**Problem requirements**
Transcribe the material exactly. Images do not belong in the copy.

**Dataset excerpt**
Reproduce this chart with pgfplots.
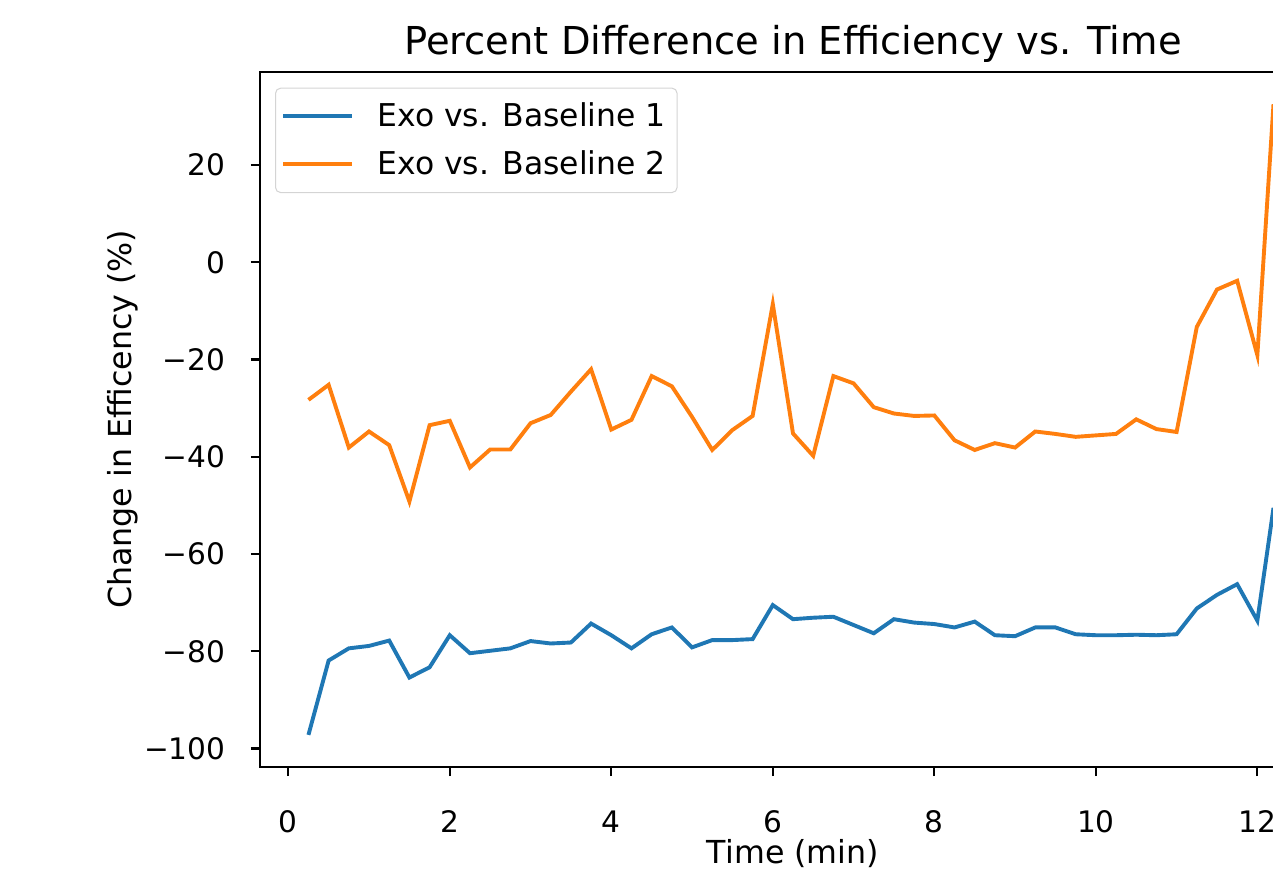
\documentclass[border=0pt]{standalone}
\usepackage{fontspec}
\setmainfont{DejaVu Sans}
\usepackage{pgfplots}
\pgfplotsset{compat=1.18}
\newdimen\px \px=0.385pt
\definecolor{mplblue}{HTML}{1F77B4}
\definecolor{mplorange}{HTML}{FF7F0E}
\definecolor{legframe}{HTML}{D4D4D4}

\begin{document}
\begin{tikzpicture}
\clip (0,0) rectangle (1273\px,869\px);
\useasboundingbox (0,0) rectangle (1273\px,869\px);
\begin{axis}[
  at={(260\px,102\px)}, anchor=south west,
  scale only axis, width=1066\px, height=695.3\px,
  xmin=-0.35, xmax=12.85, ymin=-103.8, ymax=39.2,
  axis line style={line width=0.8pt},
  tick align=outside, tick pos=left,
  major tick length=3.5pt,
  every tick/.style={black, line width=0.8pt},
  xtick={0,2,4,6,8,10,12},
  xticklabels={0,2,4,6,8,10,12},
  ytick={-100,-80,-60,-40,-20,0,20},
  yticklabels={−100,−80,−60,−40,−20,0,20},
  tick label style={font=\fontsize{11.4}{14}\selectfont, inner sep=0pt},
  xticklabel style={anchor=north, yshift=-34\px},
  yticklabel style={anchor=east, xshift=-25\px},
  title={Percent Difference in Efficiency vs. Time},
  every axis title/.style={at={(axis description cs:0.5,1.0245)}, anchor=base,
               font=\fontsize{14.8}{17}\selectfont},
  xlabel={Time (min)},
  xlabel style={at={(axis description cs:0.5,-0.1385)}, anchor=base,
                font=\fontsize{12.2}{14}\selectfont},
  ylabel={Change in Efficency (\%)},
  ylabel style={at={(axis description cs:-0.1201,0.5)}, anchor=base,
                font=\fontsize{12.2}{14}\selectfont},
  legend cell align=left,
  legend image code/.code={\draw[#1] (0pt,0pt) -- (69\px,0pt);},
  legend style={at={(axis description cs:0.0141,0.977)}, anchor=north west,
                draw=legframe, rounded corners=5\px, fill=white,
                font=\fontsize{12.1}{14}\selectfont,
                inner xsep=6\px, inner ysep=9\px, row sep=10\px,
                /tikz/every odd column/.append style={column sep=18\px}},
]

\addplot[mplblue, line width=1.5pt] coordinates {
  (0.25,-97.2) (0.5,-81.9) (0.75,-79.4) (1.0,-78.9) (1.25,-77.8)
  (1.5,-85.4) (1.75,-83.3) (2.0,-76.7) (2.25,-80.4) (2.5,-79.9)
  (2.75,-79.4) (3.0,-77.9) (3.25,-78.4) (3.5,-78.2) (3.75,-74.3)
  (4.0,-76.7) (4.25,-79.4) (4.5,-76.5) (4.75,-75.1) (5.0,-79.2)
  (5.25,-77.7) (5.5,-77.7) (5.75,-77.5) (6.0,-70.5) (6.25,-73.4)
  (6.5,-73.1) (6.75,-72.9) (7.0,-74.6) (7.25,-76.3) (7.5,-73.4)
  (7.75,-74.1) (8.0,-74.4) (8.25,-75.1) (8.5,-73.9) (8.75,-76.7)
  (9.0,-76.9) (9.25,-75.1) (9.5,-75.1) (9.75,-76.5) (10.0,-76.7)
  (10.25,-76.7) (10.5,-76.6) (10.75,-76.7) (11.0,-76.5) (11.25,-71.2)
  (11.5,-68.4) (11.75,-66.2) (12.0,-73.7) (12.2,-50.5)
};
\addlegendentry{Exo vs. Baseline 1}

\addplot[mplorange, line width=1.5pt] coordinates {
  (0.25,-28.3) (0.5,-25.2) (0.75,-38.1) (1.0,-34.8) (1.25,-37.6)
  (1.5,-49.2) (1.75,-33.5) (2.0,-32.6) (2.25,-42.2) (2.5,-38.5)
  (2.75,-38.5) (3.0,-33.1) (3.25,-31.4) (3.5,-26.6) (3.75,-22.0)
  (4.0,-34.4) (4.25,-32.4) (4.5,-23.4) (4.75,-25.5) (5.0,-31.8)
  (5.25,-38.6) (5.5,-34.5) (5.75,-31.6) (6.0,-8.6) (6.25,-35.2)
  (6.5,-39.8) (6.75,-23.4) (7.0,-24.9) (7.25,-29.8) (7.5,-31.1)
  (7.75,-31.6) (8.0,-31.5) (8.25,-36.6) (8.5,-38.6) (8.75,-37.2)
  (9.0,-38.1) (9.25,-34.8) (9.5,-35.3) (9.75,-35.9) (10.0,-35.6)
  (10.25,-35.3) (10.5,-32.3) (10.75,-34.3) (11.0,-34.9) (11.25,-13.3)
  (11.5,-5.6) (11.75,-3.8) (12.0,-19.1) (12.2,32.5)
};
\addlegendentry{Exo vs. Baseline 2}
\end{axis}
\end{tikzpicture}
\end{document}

**Solution to the exercise**
Reproduce this chart with pgfplots.
\documentclass[border=0pt]{standalone}
\usepackage{fontspec}
\setmainfont{DejaVu Sans}
\usepackage{pgfplots}
\pgfplotsset{compat=1.18}
\newdimen\px \px=0.385pt
\definecolor{mplblue}{HTML}{1F77B4}
\definecolor{mplorange}{HTML}{FF7F0E}
\definecolor{legframe}{HTML}{D4D4D4}

\begin{document}
\begin{tikzpicture}
\clip (0,0) rectangle (1273\px,869\px);
\useasboundingbox (0,0) rectangle (1273\px,869\px);
\begin{axis}[
  at={(260\px,102\px)}, anchor=south west,
  scale only axis, width=1066\px, height=695.3\px,
  xmin=-0.35, xmax=12.85, ymin=-103.8, ymax=39.2,
  axis line style={line width=0.8pt},
  tick align=outside, tick pos=left,
  major tick length=3.5pt,
  every tick/.style={black, line width=0.8pt},
  xtick={0,2,4,6,8,10,12},
  xticklabels={0,2,4,6,8,10,12},
  ytick={-100,-80,-60,-40,-20,0,20},
  yticklabels={−100,−80,−60,−40,−20,0,20},
  tick label style={font=\fontsize{11.4}{14}\selectfont, inner sep=0pt},
  xticklabel style={anchor=north, yshift=-34\px},
  yticklabel style={anchor=east, xshift=-25\px},
  title={Percent Difference in Efficiency vs. Time},
  every axis title/.style={at={(axis description cs:0.5,1.0245)}, anchor=base,
               font=\fontsize{14.8}{17}\selectfont},
  xlabel={Time (min)},
  xlabel style={at={(axis description cs:0.5,-0.1385)}, anchor=base,
                font=\fontsize{12.2}{14}\selectfont},
  ylabel={Change in Efficency (\%)},
  ylabel style={at={(axis description cs:-0.1201,0.5)}, anchor=base,
                font=\fontsize{12.2}{14}\selectfont},
  legend cell align=left,
  legend image code/.code={\draw[#1] (0pt,0pt) -- (69\px,0pt);},
  legend style={at={(axis description cs:0.0141,0.977)}, anchor=north west,
                draw=legframe, rounded corners=5\px, fill=white,
                font=\fontsize{12.1}{14}\selectfont,
                inner xsep=6\px, inner ysep=9\px, row sep=10\px,
                /tikz/every odd column/.append style={column sep=18\px}},
]

\addplot[mplblue, line width=1.5pt] coordinates {
  (0.25,-97.2) (0.5,-81.9) (0.75,-79.4) (1.0,-78.9) (1.25,-77.8)
  (1.5,-85.4) (1.75,-83.3) (2.0,-76.7) (2.25,-80.4) (2.5,-79.9)
  (2.75,-79.4) (3.0,-77.9) (3.25,-78.4) (3.5,-78.2) (3.75,-74.3)
  (4.0,-76.7) (4.25,-79.4) (4.5,-76.5) (4.75,-75.1) (5.0,-79.2)
  (5.25,-77.7) (5.5,-77.7) (5.75,-77.5) (6.0,-70.5) (6.25,-73.4)
  (6.5,-73.1) (6.75,-72.9) (7.0,-74.6) (7.25,-76.3) (7.5,-73.4)
  (7.75,-74.1) (8.0,-74.4) (8.25,-75.1) (8.5,-73.9) (8.75,-76.7)
  (9.0,-76.9) (9.25,-75.1) (9.5,-75.1) (9.75,-76.5) (10.0,-76.7)
  (10.25,-76.7) (10.5,-76.6) (10.75,-76.7) (11.0,-76.5) (11.25,-71.2)
  (11.5,-68.4) (11.75,-66.2) (12.0,-73.7) (12.2,-50.5)
};
\addlegendentry{Exo vs. Baseline 1}

\addplot[mplorange, line width=1.5pt] coordinates {
  (0.25,-28.3) (0.5,-25.2) (0.75,-38.1) (1.0,-34.8) (1.25,-37.6)
  (1.5,-49.2) (1.75,-33.5) (2.0,-32.6) (2.25,-42.2) (2.5,-38.5)
  (2.75,-38.5) (3.0,-33.1) (3.25,-31.4) (3.5,-26.6) (3.75,-22.0)
  (4.0,-34.4) (4.25,-32.4) (4.5,-23.4) (4.75,-25.5) (5.0,-31.8)
  (5.25,-38.6) (5.5,-34.5) (5.75,-31.6) (6.0,-8.6) (6.25,-35.2)
  (6.5,-39.8) (6.75,-23.4) (7.0,-24.9) (7.25,-29.8) (7.5,-31.1)
  (7.75,-31.6) (8.0,-31.5) (8.25,-36.6) (8.5,-38.6) (8.75,-37.2)
  (9.0,-38.1) (9.25,-34.8) (9.5,-35.3) (9.75,-35.9) (10.0,-35.6)
  (10.25,-35.3) (10.5,-32.3) (10.75,-34.3) (11.0,-34.9) (11.25,-13.3)
  (11.5,-5.6) (11.75,-3.8) (12.0,-19.1) (12.2,32.5)
};
\addlegendentry{Exo vs. Baseline 2}
\end{axis}
\end{tikzpicture}
\end{document}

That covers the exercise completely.